Grassley also said that moving on Obama’s nominee — D.C. Circuit Judge Merrick Garland — would not have affected the Friedrichs decision.

“It would’ve been very good to have a 5-4 ruling on that case, and if Scalia had been there, it probably would’ve been a 5-4 ruling” against the unions, Grassley said. “But then … you have a situation where even if Scalia had died and we decided to move ahead with Garland, he wouldn’t have been involved and you would’ve had the same decision.”

The White House seized on the decision to show why a full court was important to the rule of law. White House press secretary Josh Earnest said the absence of a ninth justice would leave unsettled the divisive questions posed in Friedrichs and other close cases.

“We essentially have laws that are applied in different ways depending on which community you live in,” he said. “It is not what our founders intended, and certainly isn’t consistent with the notion of federalism.”

The White House and its allies have stressed that ties because of an eight-member court create the potential for different legal rules in different parts of the country, although no such difference seems imminent on the union fees issue, which remains governed by a 1977 Supreme Court ruling allowing such fees.

In addition, the fact that the court announced a 4-4 result in a closely followed, politically charged case may indicate that the justices are not inclined to schedule re-arguments in any of the cases where they may divide equally. That creates the potential of a pile-up of such cases between now and June, giving Democrats more opportunity to argue that the dangers of an eight-member court are real and not remote.

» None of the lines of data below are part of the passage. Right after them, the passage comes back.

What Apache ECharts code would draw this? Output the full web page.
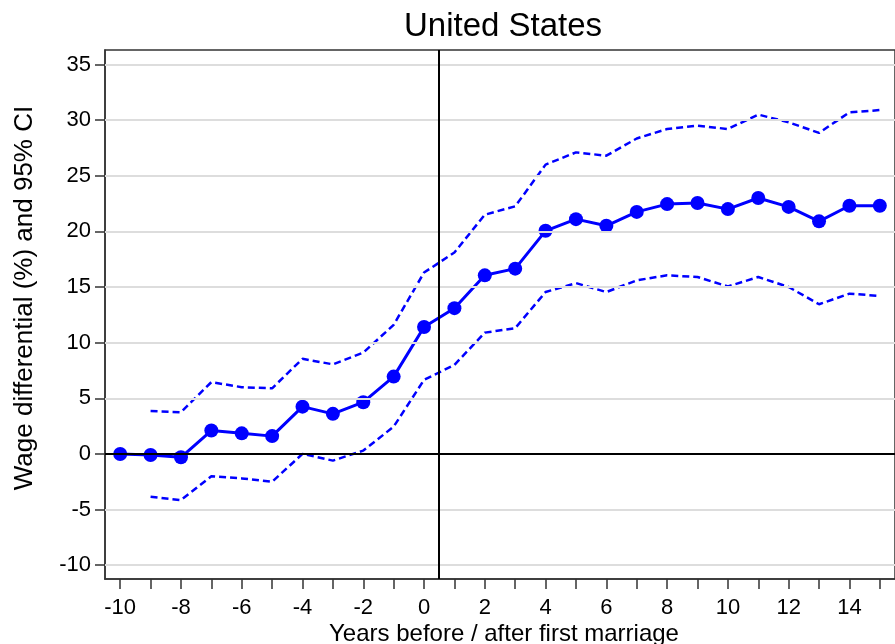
<!DOCTYPE html>
<html>
<head>
<meta charset="utf-8">
<script src="https://cdn.jsdelivr.net/npm/echarts@6/dist/echarts.min.js"></script>
<style>
html,body{margin:0;padding:0;background:#fff;}
#chart{width:895px;height:644px;}
</style>
</head>
<body>
<div id="chart"></div>
<script>
// ---- data ----
var years = [-10,-9,-8,-7,-6,-5,-4,-3,-2,-1,0,1,2,3,4,5,6,7,8,9,10,11,12,13,14,15];
var estimate = [0,-0.1,-0.3,2.1,1.85,1.6,4.25,3.6,4.65,6.95,11.4,13.1,16.05,16.65,20.05,21.1,20.5,21.75,22.45,22.55,22.0,23.0,22.2,20.9,22.3,22.3];
var upperCI = [null,3.85,3.75,6.45,6.0,5.9,8.55,8.05,9.1,11.6,16.3,18.1,21.5,22.25,26.0,27.1,26.8,28.35,29.2,29.5,29.2,30.5,29.8,28.85,30.7,30.9];
var lowerCI = [null,-3.85,-4.15,-2.0,-2.2,-2.5,0.0,-0.6,0.3,2.45,6.65,8.0,10.9,11.3,14.55,15.35,14.55,15.6,16.05,15.9,15.05,15.9,15.0,13.45,14.4,14.2];
var xTickValues = [-10,-9,-8,-7,-6,-5,-4,-3,-2,-1,0,1,2,3,4,5,6,7,8,9,10,11,12,13,14,15];
var xLabelValues = [-10,-8,-6,-4,-2,0,2,4,6,8,10,12,14];
var yTickValues = [-10,-5,0,5,10,15,20,25,30,35];
var titleText = 'United States';
var xTitle = 'Years before / after first marriage';
var yTitle = 'Wage differential (%) and 95% CI';
var markerYear = 0.5;

function pairs(ys){
  var out = [];
  for (var i = 0; i < years.length; i++) {
    if (ys[i] !== null) out.push([years[i], ys[i]]);
  }
  return out;
}

var FONT = 'Liberation Sans, Arial, sans-serif';
var chart = echarts.init(document.getElementById('chart'), null, {renderer:'canvas'});

var blue = '#0000ff';
var option = {
  animation: false,
  backgroundColor: '#ffffff',
  grid: {
    left: 105, top: 50, right: -5, bottom: 65,
    show: true, borderColor: '#333333', borderWidth: 1.5, backgroundColor: 'transparent'
  },
  xAxis: {
    type: 'value', min: -10.5, max: 15.5,
    axisLine: {show: true, onZero: false, lineStyle: {color: '#333333', width: 1.5}},
    axisTick: {show: true, length: 10, customValues: xTickValues, lineStyle: {color: '#333333', width: 1.5}},
    axisLabel: {show: true, customValues: xLabelValues, margin: 18, fontSize: 22, color: '#000', fontFamily: FONT},
    splitLine: {show: false}
  },
  yAxis: {
    type: 'value', min: -11.24, max: 36.3,
    axisLine: {show: true, onZero: false, lineStyle: {color: '#333333', width: 1.5}},
    axisTick: {show: true, length: 10, customValues: yTickValues, lineStyle: {color: '#333333', width: 1.5}},
    axisLabel: {show: true, customValues: yTickValues, margin: 14, fontSize: 22, color: '#000', fontFamily: FONT},
    splitLine: {show: false}
  },
  graphic: [
    {type: 'text', x: 503, y: 27, style: {text: titleText, font: '33px ' + FONT, fill: '#000', textAlign: 'center', textVerticalAlign: 'middle'}},
    {type: 'text', x: 504, y: 634, style: {text: xTitle, font: '24px ' + FONT, fill: '#000', textAlign: 'center', textVerticalAlign: 'middle'}},
    {type: 'text', x: 25, y: 298, rotation: Math.PI / 2, style: {text: yTitle, font: '26px ' + FONT, fill: '#000', textAlign: 'center', textVerticalAlign: 'middle'}}
  ],
  series: [
    {
      type: 'line', name: 'grid', data: [], silent: true, z: 1,
      markLine: {
        silent: true, symbol: 'none', label: {show: false},
        lineStyle: {color: '#dddddd', width: 2, type: 'solid'},
        data: yTickValues.filter(function(v){return v !== 0;}).map(function(v){return {yAxis: v};})
      }
    },
    {
      type: 'line', name: 'ref', data: [], silent: true, z: 2,
      markLine: {
        silent: true, symbol: 'none', label: {show: false},
        lineStyle: {color: '#000000', width: 2, type: 'solid'},
        data: [{yAxis: 0}, {xAxis: markerYear}]
      }
    },
    {
      type: 'line', name: 'upper', data: pairs(upperCI), showSymbol: false, symbol: 'none', z: 3,
      lineStyle: {color: blue, width: 2.5, type: [7, 4]}
    },
    {
      type: 'line', name: 'lower', data: pairs(lowerCI), showSymbol: false, symbol: 'none', z: 3,
      lineStyle: {color: blue, width: 2.5, type: [7, 4]}
    },
    {
      type: 'line', name: 'estimate', data: pairs(estimate), symbol: 'circle', symbolSize: 14, z: 4,
      lineStyle: {color: blue, width: 3}, itemStyle: {color: blue, borderWidth: 0}
    }
  ]
};
chart.setOption(option);
</script>
</body>
</html>
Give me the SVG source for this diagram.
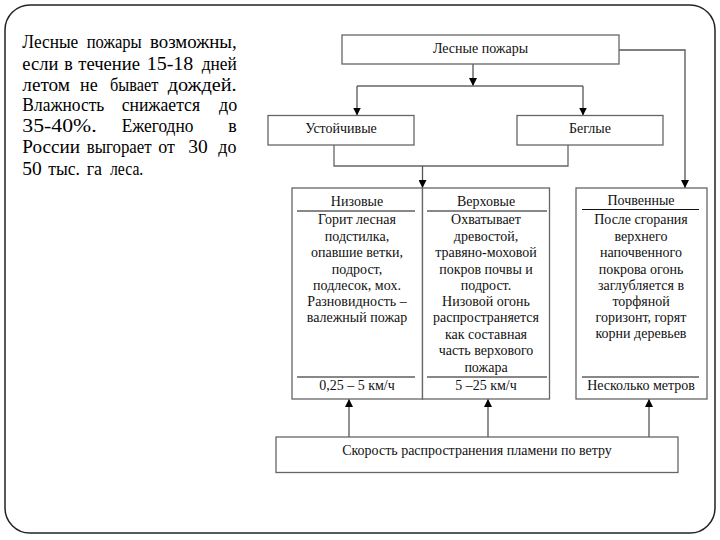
<svg xmlns="http://www.w3.org/2000/svg" width="720" height="540" viewBox="0 0 720 540" font-family="'Liberation Serif', 'DejaVu Serif', 'Times New Roman', serif">
<defs>
<marker id="ah" viewBox="0 0 8 8" refX="8" refY="4" markerWidth="8" markerHeight="8" markerUnits="userSpaceOnUse" orient="auto">
<path d="M0,0 L8,4 L0,8 Z" fill="#000"/>
</marker>
</defs>
<style>
.frame{fill:#fff;stroke:#222;stroke-width:1.5}
.box{fill:#fff;stroke:#666;stroke-width:1.3}
.rule{stroke:#111;stroke-width:1}
.con{fill:none;stroke:#666;stroke-width:1.3}
.arr{fill:none;stroke:#555;stroke-width:1.3;marker-end:url(#ah)}
.t{font-size:14px;fill:#111;text-anchor:middle}
.p text{font-size:18px;fill:#000}
.p text.n{font-size:19.5px}
</style>
<rect width="720" height="540" fill="#fff"/>
<path class="frame" d="M30,5 H690 A25,25 0 0 1 715,30 V508 A25,25 0 0 1 690,533 H30 A25,25 0 0 1 5,508 V30 A25,25 0 0 1 30,5 Z"/>

<g id="intro" class="p">
<g>
<text x="22.3" y="48.3" textLength="56" lengthAdjust="spacingAndGlyphs">Лесные</text>
<text x="86.7" y="48.3" textLength="55" lengthAdjust="spacingAndGlyphs">пожары</text>
<text x="150" y="48.3" textLength="86.7" lengthAdjust="spacingAndGlyphs">возможны,</text>
</g>
<g>
<text x="22.3" y="70" textLength="36" lengthAdjust="spacingAndGlyphs">если</text>
<text x="64.3" y="70">в</text>
<text x="78.3" y="70" textLength="61.7" lengthAdjust="spacingAndGlyphs">течение</text>
<text class="n" x="146.7" y="70" textLength="46.7" lengthAdjust="spacingAndGlyphs">15-18</text>
<text x="201.7" y="70" textLength="35" lengthAdjust="spacingAndGlyphs">дней</text>
</g>
<g>
<text x="22.3" y="90.7" textLength="47.7" lengthAdjust="spacingAndGlyphs">летом</text>
<text x="80" y="90.7">не</text>
<text x="110" y="90.7" textLength="48.3" lengthAdjust="spacingAndGlyphs">бывает</text>
<text x="167.7" y="90.7" textLength="69" lengthAdjust="spacingAndGlyphs">дождей.</text>
</g>
<g>
<text x="22.3" y="110.5" textLength="82" lengthAdjust="spacingAndGlyphs">Влажность</text>
<text x="121.7" y="110.5" textLength="78.3" lengthAdjust="spacingAndGlyphs">снижается</text>
<text x="219" y="110.5">до</text>
</g>
<g>
<text class="n" x="22.3" y="131.7" textLength="74.3" lengthAdjust="spacingAndGlyphs">35-40%.</text>
<text x="121.7" y="131.7" textLength="71.7" lengthAdjust="spacingAndGlyphs">Ежегодно</text>
<text x="228.3" y="131.7">в</text>
</g>
<g>
<text x="22.3" y="153.3" textLength="57.7" lengthAdjust="spacingAndGlyphs">России</text>
<text x="86.7" y="153.3" textLength="65" lengthAdjust="spacingAndGlyphs">выгорает</text>
<text x="158.3" y="153.3">от</text>
<text class="n" x="188.3" y="153.3">30</text>
<text x="218.3" y="153.3">до</text>
</g>
<g>
<text class="n" x="22.3" y="175">50</text>
<text x="48.3" y="175" textLength="31.7" lengthAdjust="spacingAndGlyphs">тыс.</text>
<text x="86.7" y="175">га</text>
<text x="110" y="175" textLength="33.3" lengthAdjust="spacingAndGlyphs">леса.</text>
</g>
</g>

<g id="connectors">
<path class="arr" d="M473,64 V86"/>
<path class="con" d="M357,86 H583"/>
<path class="arr" d="M357,86 V115.5"/>
<path class="arr" d="M583,86 V115.5"/>
<path class="arr" d="M619,50 H685 V188"/>
<path class="con" d="M334,145 V166 H568 V145"/>
<path class="arr" d="M422.5,166 V188"/>
<path class="arr" d="M349,437 V399"/>
<path class="arr" d="M488,437 V399"/>
<path class="arr" d="M649,437 V399"/>
</g>

<g id="lesnye-pozhary">
<rect class="box" x="342" y="35" width="277" height="29"/>
<text class="t" x="480.5" y="53">Лесные пожары</text>
</g>

<g id="ustoichivye">
<rect class="box" x="268" y="115.5" width="146" height="29.5"/>
<text class="t" x="341" y="133">Устойчивые</text>
</g>

<g id="beglye">
<rect class="box" x="517" y="115.5" width="146" height="29.5"/>
<text class="t" x="590" y="133">Беглые</text>
</g>

<g id="nizovye">
<rect class="box" x="292" y="188" width="130.5" height="211"/>
<line class="rule" x1="297" y1="211" x2="415" y2="211"/>
<line class="rule" x1="297" y1="377" x2="415" y2="377"/>
<text class="t" x="357" y="205.5">Низовые</text>
<text class="t" x="357" y="224">Горит лесная</text>
<text class="t" x="357" y="240.5">подстилка,</text>
<text class="t" x="357" y="257">опавшие ветки,</text>
<text class="t" x="357" y="273.5">подрост,</text>
<text class="t" x="357" y="290">подлесок, мох.</text>
<text class="t" x="357" y="306">Разновидность –</text>
<text class="t" x="357" y="322">валежный пожар</text>
<text class="t" x="357" y="389.5">0,25 – 5 км/ч</text>
</g>

<g id="verkhovye">
<rect class="box" x="422.5" y="188" width="127" height="211"/>
<line class="rule" x1="427" y1="211" x2="547" y2="211"/>
<line class="rule" x1="427" y1="377" x2="547" y2="377"/>
<text class="t" x="486" y="205.5">Верховые</text>
<text class="t" x="486" y="224">Охватывает</text>
<text class="t" x="486" y="240.5">древостой,</text>
<text class="t" x="486" y="257">травяно-моховой</text>
<text class="t" x="486" y="273.5">покров почвы и</text>
<text class="t" x="486" y="290">подрост.</text>
<text class="t" x="486" y="306">Низовой огонь</text>
<text class="t" x="486" y="322">распространяется</text>
<text class="t" x="486" y="338.5">как составная</text>
<text class="t" x="486" y="355">часть верхового</text>
<text class="t" x="486" y="371.5">пожара</text>
<text class="t" x="486" y="389.5">5 –25 км/ч</text>
</g>

<g id="pochvennye">
<rect class="box" x="576" y="188" width="131" height="211"/>
<line class="rule" x1="582" y1="209.5" x2="699" y2="209.5"/>
<line class="rule" x1="582" y1="377" x2="699" y2="377"/>
<text class="t" x="641" y="205">Почвенные</text>
<text class="t" x="641" y="224">После сгорания</text>
<text class="t" x="641" y="240.5">верхнего</text>
<text class="t" x="641" y="257">напочвенного</text>
<text class="t" x="641" y="273.5">покрова огонь</text>
<text class="t" x="641" y="290">заглубляется в</text>
<text class="t" x="641" y="306">торфяной</text>
<text class="t" x="641" y="322">горизонт, горят</text>
<text class="t" x="641" y="338">корни деревьев</text>
<text class="t" x="641" y="389.5">Несколько метров</text>
</g>

<g id="skorost">
<rect class="box" x="276" y="437" width="402" height="35.5"/>
<text class="t" x="477" y="455">Скорость распространения пламени по ветру</text>
</g>
</svg>
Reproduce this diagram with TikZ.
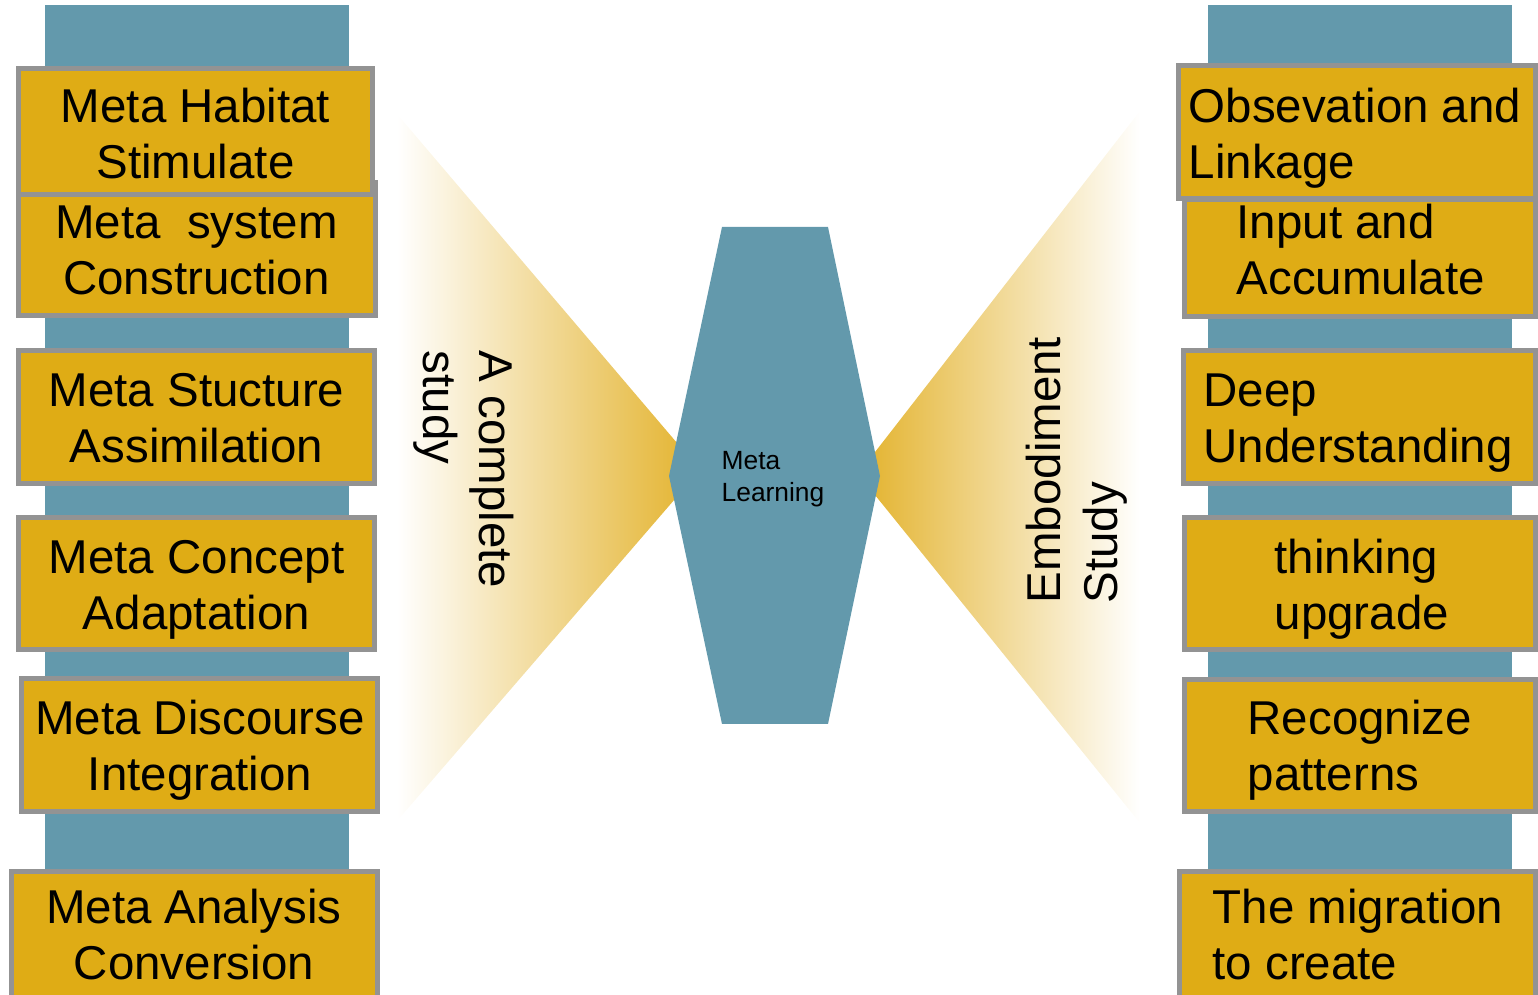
\documentclass[tikz,border=0pt]{standalone}
\usepackage{fontspec}
\setmainfont{Liberation Sans}
\begin{document}
\begin{tikzpicture}[x=0.01cm,y=-0.01cm]
\definecolor{barblue}{HTML}{6399AC}
\definecolor{boxgold}{HTML}{DFAC15}
\definecolor{edgegray}{HTML}{939393}
\definecolor{fangold}{HTML}{E3B22B}
\tikzset{
  boxcell/.style={draw=edgegray, line width=1.42pt, fill=boxgold, inner sep=0pt},
  lbltext/.style={font=\fontsize{13.5}{16.2}\selectfont, inner sep=0pt, text=black},
  lblcenter/.style={lbltext, align=center, anchor=base},
  lblleft/.style={lbltext, align=left, anchor=base west},
  hubtext/.style={font=\fontsize{7.5}{9.1}\selectfont, inner sep=0pt, align=left, anchor=base west},
}
\useasboundingbox (0,0) rectangle (1538,995);
\clip (0,0) rectangle (1538,995);

% background bars behind the two columns
\fill[barblue] (45,5) rectangle (349,1010);
\fill[barblue] (1208,5) rectangle (1512,1010);

% left column (second box drawn first so the first one overlaps it)
\node[boxcell, minimum width=3.57cm, minimum height=1.33cm] (lb2) at (197,249) {};
\node[boxcell, minimum width=3.54cm, minimum height=1.26cm] (lb1) at (195.5,131.5) {};
\node[boxcell, minimum width=3.56cm, minimum height=1.33cm] (lb3) at (196.5,417) {};
\node[boxcell, minimum width=3.56cm, minimum height=1.32cm] (lb4) at (196.5,583.5) {};
\node[boxcell, minimum width=3.56cm, minimum height=1.33cm] (lb5) at (199.5,745) {};
\node[boxcell, minimum width=3.66cm, minimum height=1.30cm] (lb6) at (194.5,937) {};

% right column
\node[boxcell, minimum width=3.51cm, minimum height=1.17cm] (rb2) at (1360,258) {};
\node[boxcell, minimum width=3.57cm, minimum height=1.33cm] (rb1) at (1357,132) {};
\node[boxcell, minimum width=3.52cm, minimum height=1.33cm] (rb3) at (1359.5,417) {};
\node[boxcell, minimum width=3.51cm, minimum height=1.32cm] (rb4) at (1360,583.5) {};
\node[boxcell, minimum width=3.51cm, minimum height=1.32cm] (rb5) at (1360,745.5) {};
\node[boxcell, minimum width=3.56cm, minimum height=1.30cm] (rb6) at (1357.5,937) {};

% fading fans on both sides of the hub
\shade[left color=white, middle color=fangold!40, right color=fangold] (397,114) -- (700,470) -- (397,821) -- cycle;
\shade[left color=fangold, middle color=fangold!40, right color=white] (1140,111) -- (858,474) -- (1140,823) -- cycle;

% central hub
\fill[barblue] (722,227) -- (828,227) -- (880,476) -- (828,724) -- (722,724) -- (669,476) -- cycle;
\node[hubtext] (hub) at (721,502) {Meta\\Learning};

% left labels (anchored on the baseline of the second line)
\node[lblcenter] (lt1) at (195.5,179) {Meta Habitat\\Stimulate};
\node[lblcenter] (lt2) at (196.5,295) {Meta\ \ system\\Construction};
\node[lblcenter] (lt3) at (196.5,463) {Meta Stucture\\Assimilation};
\node[lblcenter] (lt4) at (196.5,630) {Meta Concept\\Adaptation};
\node[lblcenter] (lt5) at (200,791) {Meta Discourse\\Integration};
\node[lblcenter] (lt6) at (194,980) {Meta Analysis\\Conversion};

% right labels
\node[lblleft] (rt1) at (1188,179) {Obsevation and\\Linkage};
\node[lblleft] (rt2) at (1236,295) {Input and\\Accumulate};
\node[lblleft] (rt3) at (1203,463) {Deep\\Understanding};
\node[lblleft] (rt4) at (1274,630) {thinking\\upgrade};
\node[lblleft] (rt5) at (1247,791) {Recognize\\patterns};
\node[lblleft] (rt6) at (1212,980) {The migration\\to create};

% fan captions
\node[lblleft, rotate=-90] (fl) at (423,350) {A complete\\study};
\node[lblleft, rotate=90] (fr) at (1117,604) {Embodiment\\Study};
\end{tikzpicture}
\end{document}
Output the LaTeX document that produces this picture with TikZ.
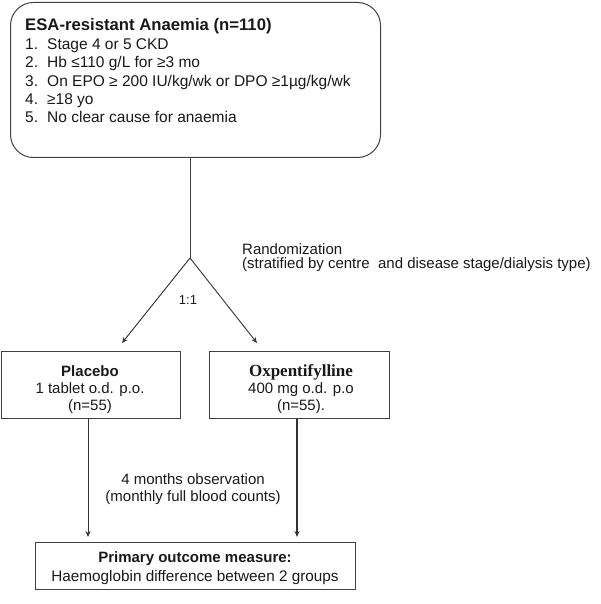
\documentclass[tikz,border=0pt]{standalone}
\usepackage{fontspec}
\setmainfont{Liberation Sans}
\newfontfamily\sansb{Liberation Sans}
\newfontfamily\serifb{Liberation Serif}
\usetikzlibrary{arrows.meta,calc}
\begin{document}
\begin{tikzpicture}[x=1pt,y=-1pt,
  box/.style={draw=black!75, line width=1pt, inner sep=0pt, rectangle, anchor=north west},
  txt/.style={inner sep=0pt, anchor=base west, font=\fontsize{15.5}{18}\selectfont, text=black!90},
  ctxt/.style={inner sep=0pt, anchor=base, font=\fontsize{15}{18}\selectfont, text=black!90},
  stem/.style={draw=black!75, line width=0.9pt},
  conn/.style={draw=black!80, line width=0.9pt, -{Stealth[length=6pt,width=5pt]}},
  ]
\useasboundingbox (0,0) rectangle (600,604);

% boxes
\node[box, rounded corners=23pt, minimum width=370pt, minimum height=155pt] (top) at (10,2) {};
\node[box, minimum width=179pt, minimum height=67pt] (placebo) at (1,351) {};
\node[box, minimum width=180pt, minimum height=67pt] (oxp) at (209,351) {};
\node[box, minimum width=320pt, minimum height=47pt] (outcome) at (35,542) {};

% top box text
\node[txt, font=\fontsize{16.7}{18}\selectfont\bfseries] (t0) at (25,31) {ESA-resistant Anaemia (n=110)};
\node[txt] (t1) at (25,50) {\makebox[22pt][l]{1.}Stage 4 or 5 CKD};
\node[txt] (t2) at (25,68) {\makebox[22pt][l]{2.}Hb ≤110 g/L for ≥3 mo};
\node[txt] (t3) at (25,87) {\makebox[22pt][l]{3.}On EPO ≥ 200 IU/kg/wk or DPO ≥1µg/kg/wk};
\node[txt] (t4) at (25,105) {\makebox[22pt][l]{4.}≥18 yo};
\node[txt] (t5) at (25,123) {\makebox[22pt][l]{5.}No clear cause for anaemia};

% randomization
\coordinate (split) at (190,258);
\coordinate (lt) at (122,343);
\coordinate (rt) at (257,343);
\draw[stem] (top.south -| split) -- (split);
\draw[conn] (split) -- (lt);
\draw[conn] (split) -- (rt);
\node[inner sep=0pt, anchor=north west, align=left, text=black!90,
      font=\fontsize{15}{13.5}\selectfont] (rand) at (242,243.5)
  {Randomization\\(stratified by centre\ \ and disease stage/dialysis type)};
\node[ctxt, font=\fontsize{13}{14}\selectfont] (ratio) at (188,304) {1:1};

% arm boxes text
\node[ctxt, font=\fontsize{15}{18}\sansb\bfseries] (p1) at (90,376) {Placebo};
\node[ctxt] (p2) at (90,393) {1 tablet o.d. p.o.};
\node[ctxt] (p3) at (90,410) {(n=55)};
\node[ctxt, font=\fontsize{17}{18}\serifb\bfseries] (o1) at (301,376) {Oxpentifylline};
\node[ctxt] (o2) at (301,393) {400 mg o.d. p.o};
\node[ctxt] (o3) at (301,410) {(n=55).};

% observation arrows
\draw[conn, shorten >=5pt] (placebo.south -| 88,0) -- (outcome.north -| 88,0);
\draw[conn, line width=1.8pt, shorten >=5pt] (oxp.south -| 297,0) -- (outcome.north -| 297,0);
\node[ctxt] (obs1) at (193,484) {4 months observation};
\node[ctxt] (obs2) at (193,501) {(monthly full blood counts)};

% outcome text
\node[ctxt, font=\fontsize{15}{18}\selectfont\bfseries] (r1) at (195,562) {Primary outcome measure:};
\node[ctxt, font=\fontsize{15.3}{18}\selectfont] (r2) at (195,581) {Haemoglobin difference between 2 groups};
\end{tikzpicture}
\end{document}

On the other hand, the fact that Scalia’s presence on the court could well have led to a precedent-setting ruling against unions could add to the GOP’s resolve not to allow onto the bench a liberal Obama nominee who likely would have swung the case toward a more significant victory for labor, rather than just a close call they managed to survive.

The Center for Individual Rights, the nonprofit law firm that brought the union fees case to the Supreme Court, said it will submit a petition for rehearing in light of the outcome.

“With the death of Justice Scalia, this outcome was not unexpected,” Center President Terry Pell said. “We believe this case is too significant to let a split decision stand, and we will file a petition for re-hearing with the Supreme Court.”

The high court’s first 4-4 result after Scalia’s death came last week in a lower-profile case about the application of a law against gender discrimination to spouses of individuals taking out loans.